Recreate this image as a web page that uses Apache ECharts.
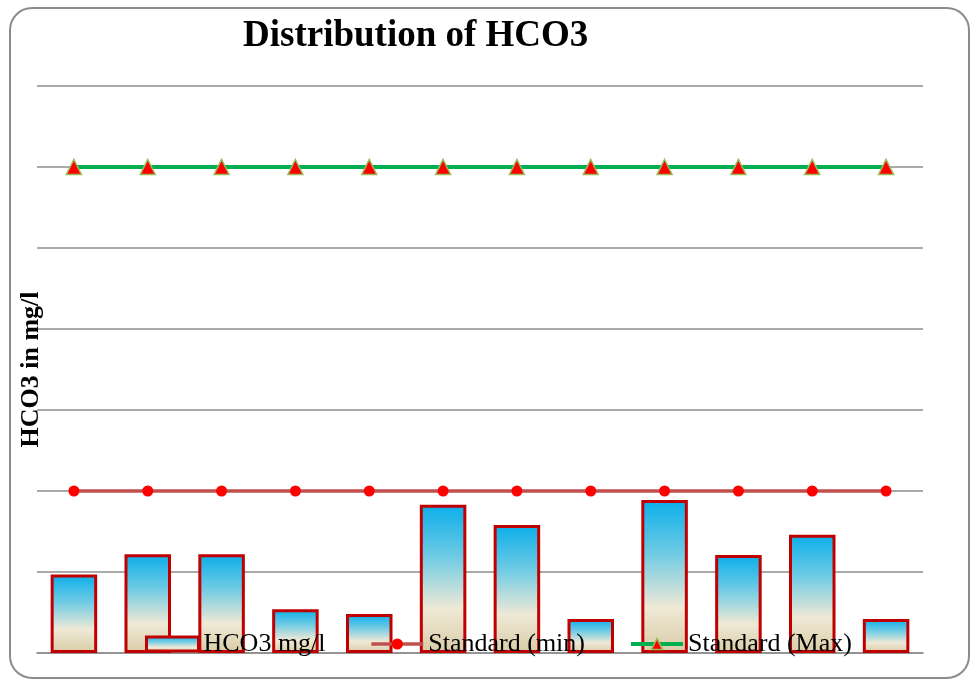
<!DOCTYPE html>
<html>
<head>
<meta charset="utf-8">
<script src="https://cdn.jsdelivr.net/npm/echarts@6/dist/echarts.min.js"></script>
<style>
  html, body { margin: 0; padding: 0; background: #ffffff; }
  #chart { width: 971px; height: 679px; }
</style>
</head>
<body>
<div id="chart"></div>
<script>
// Sampling points (not labelled on the axis)
const categories = ['1', '2', '3', '4', '5', '6', '7', '8', '9', '10', '11', '12'];
// Measured bicarbonate, mg/l
const hco3Values = [97, 122, 122, 54, 48, 183, 158, 42, 189, 121, 146, 42];
// Permissible limits, mg/l
const standardMin = [200, 200, 200, 200, 200, 200, 200, 200, 200, 200, 200, 200];
const standardMax = [600, 600, 600, 600, 600, 600, 600, 600, 600, 600, 600, 600];
const seriesNames = ['HCO3 mg/l', 'Standard (min)', 'Standard (Max)'];

const serif = "'Liberation Serif', 'Times New Roman', serif";

const chart = echarts.init(document.getElementById('chart'), null, { renderer: 'canvas' });

const barFill = () => new echarts.graphic.LinearGradient(0, 0, 0, 1, [
  { offset: 0, color: '#0aaeea' },
  { offset: 0.35, color: '#6fcbe4' },
  { offset: 0.7, color: '#efe9d6' },
  { offset: 1, color: '#d9cba6' }
]);

const minLine = { color: '#c0504d', width: 3.5 };
const maxLine = { color: '#00b050', width: 4 };
const minMarker = { color: '#ff0000', borderWidth: 0 };
const maxMarker = { color: '#ff0000', borderColor: '#9bbb59', borderWidth: 1.5 };
const barStyle = { color: barFill(), borderColor: '#c00000', borderWidth: 3 };

chart.setOption({
  animation: false,
  backgroundColor: '#ffffff',
  title: {
    text: 'Distribution of HCO3',
    left: 238,
    top: 13,
    textStyle: { fontFamily: serif, fontWeight: 'bold', fontSize: 37, color: '#000000' }
  },
  legend: {
    data: [
      { name: seriesNames[0], icon: 'rect', itemStyle: barStyle },
      { name: seriesNames[1], lineStyle: minLine, itemStyle: minMarker },
      { name: seriesNames[2], lineStyle: maxLine, itemStyle: maxMarker }
    ],
    left: 145,
    top: 631,
    padding: 0,
    itemWidth: 52,
    itemHeight: 14,
    itemGap: 44,
    textStyle: { fontFamily: serif, fontSize: 26, color: '#000000' }
  },
  grid: { left: 37, right: 48, top: 86, bottom: 26, containLabel: false, outerBoundsMode: 'none' },
  xAxis: {
    type: 'category',
    data: categories,
    axisLine: { show: true, lineStyle: { color: '#8c8c8c', width: 1.5 } },
    axisTick: { show: false },
    axisLabel: { show: false }
  },
  yAxis: {
    type: 'value',
    min: 0,
    max: 700,
    interval: 100,
    name: 'HCO3 in mg/l',
    nameLocation: 'middle',
    nameGap: -7,
    nameTextStyle: { fontFamily: serif, fontWeight: 'bold', fontSize: 26, color: '#000000' },
    axisLine: { show: false },
    axisTick: { show: false },
    axisLabel: { show: false },
    splitLine: { lineStyle: { color: '#8c8c8c', width: 1.5 } }
  },
  graphic: [{
    type: 'rect',
    shape: { x: 10, y: 8, width: 959, height: 670, r: 22 },
    style: { fill: 'none', stroke: '#8c8c8c', lineWidth: 2 },
    silent: true,
    z: 100
  }],
  series: [
    {
      name: seriesNames[0],
      type: 'bar',
      data: hco3Values,
      barWidth: '63%',
      itemStyle: barStyle
    },
    {
      name: seriesNames[1],
      type: 'line',
      data: standardMin,
      symbol: 'circle',
      symbolSize: 11,
      lineStyle: minLine,
      itemStyle: minMarker
    },
    {
      name: seriesNames[2],
      type: 'line',
      data: standardMax,
      symbol: 'triangle',
      symbolSize: 15,
      lineStyle: maxLine,
      itemStyle: maxMarker
    }
  ]
});
</script>
</body>
</html>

+--

**TASK BRIEF**
Starting at the first line of the material, output exactly the lines up to and including the one with "borderColor: '#c00000', borderWidth: 3". Do not include the pictures.

**RESULT**
Recreate this image as a web page that uses Apache ECharts.
<!DOCTYPE html>
<html>
<head>
<meta charset="utf-8">
<script src="https://cdn.jsdelivr.net/npm/echarts@6/dist/echarts.min.js"></script>
<style>
  html, body { margin: 0; padding: 0; background: #ffffff; }
  #chart { width: 971px; height: 679px; }
</style>
</head>
<body>
<div id="chart"></div>
<script>
// Sampling points (not labelled on the axis)
const categories = ['1', '2', '3', '4', '5', '6', '7', '8', '9', '10', '11', '12'];
// Measured bicarbonate, mg/l
const hco3Values = [97, 122, 122, 54, 48, 183, 158, 42, 189, 121, 146, 42];
// Permissible limits, mg/l
const standardMin = [200, 200, 200, 200, 200, 200, 200, 200, 200, 200, 200, 200];
const standardMax = [600, 600, 600, 600, 600, 600, 600, 600, 600, 600, 600, 600];
const seriesNames = ['HCO3 mg/l', 'Standard (min)', 'Standard (Max)'];

const serif = "'Liberation Serif', 'Times New Roman', serif";

const chart = echarts.init(document.getElementById('chart'), null, { renderer: 'canvas' });

const barFill = () => new echarts.graphic.LinearGradient(0, 0, 0, 1, [
  { offset: 0, color: '#0aaeea' },
  { offset: 0.35, color: '#6fcbe4' },
  { offset: 0.7, color: '#efe9d6' },
  { offset: 1, color: '#d9cba6' }
]);

const minLine = { color: '#c0504d', width: 3.5 };
const maxLine = { color: '#00b050', width: 4 };
const minMarker = { color: '#ff0000', borderWidth: 0 };
const maxMarker = { color: '#ff0000', borderColor: '#9bbb59', borderWidth: 1.5 };
const barStyle = { color: barFill(), borderColor: '#c00000', borderWidth: 3 };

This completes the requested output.